Issue 2: Disallowance of loss on sale of fenders
The assessee claimed a loss of Rs. 14,74,982/- on the sale of fenders, which were purchased in FY 2007-08 and reflected as fixed assets in the balance sheet. The A.O. disallowed this loss, treating it as a capital loss, and the CIT(A) upheld this view. The assessee argued that the fenders were purchased in the normal course of business and inadvertently reflected as fixed assets. The assessee claimed that the fenders were rented out due to failed delivery to a customer and subsequently sold.
The Tribunal found that the assessee failed to substantiate its claim with any documentary evidence, such as an order or correspondence from a customer. The Tribunal noted that the systematic and regular purchase of fenders over a period of three months and their immediate rental indicated a predetermined intent to commercially exploit the fenders. The Tribunal concluded that the fenders were not purchased for trading but for rental income, disallowing the claimed business loss.
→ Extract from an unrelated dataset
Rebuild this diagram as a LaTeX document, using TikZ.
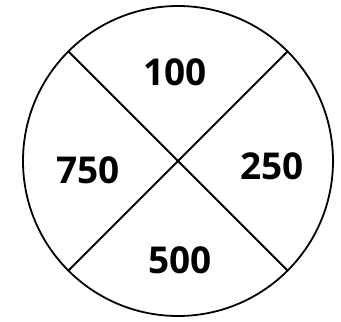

The Tribunal dismissed the assessee's reliance on the judgment in Universal Plast Ltd. vs. CIT, as it was not relevant to the issue at hand.
Conclusion:
The Tribunal dismissed the appeal, upholding the CIT(A)'s orders on both issues. The disallowance of Rs. 13,11,455/- under section 40A(3) and the disallowance of Rs. 14,74,982/- pertaining to the loss on sale of fenders were sustained.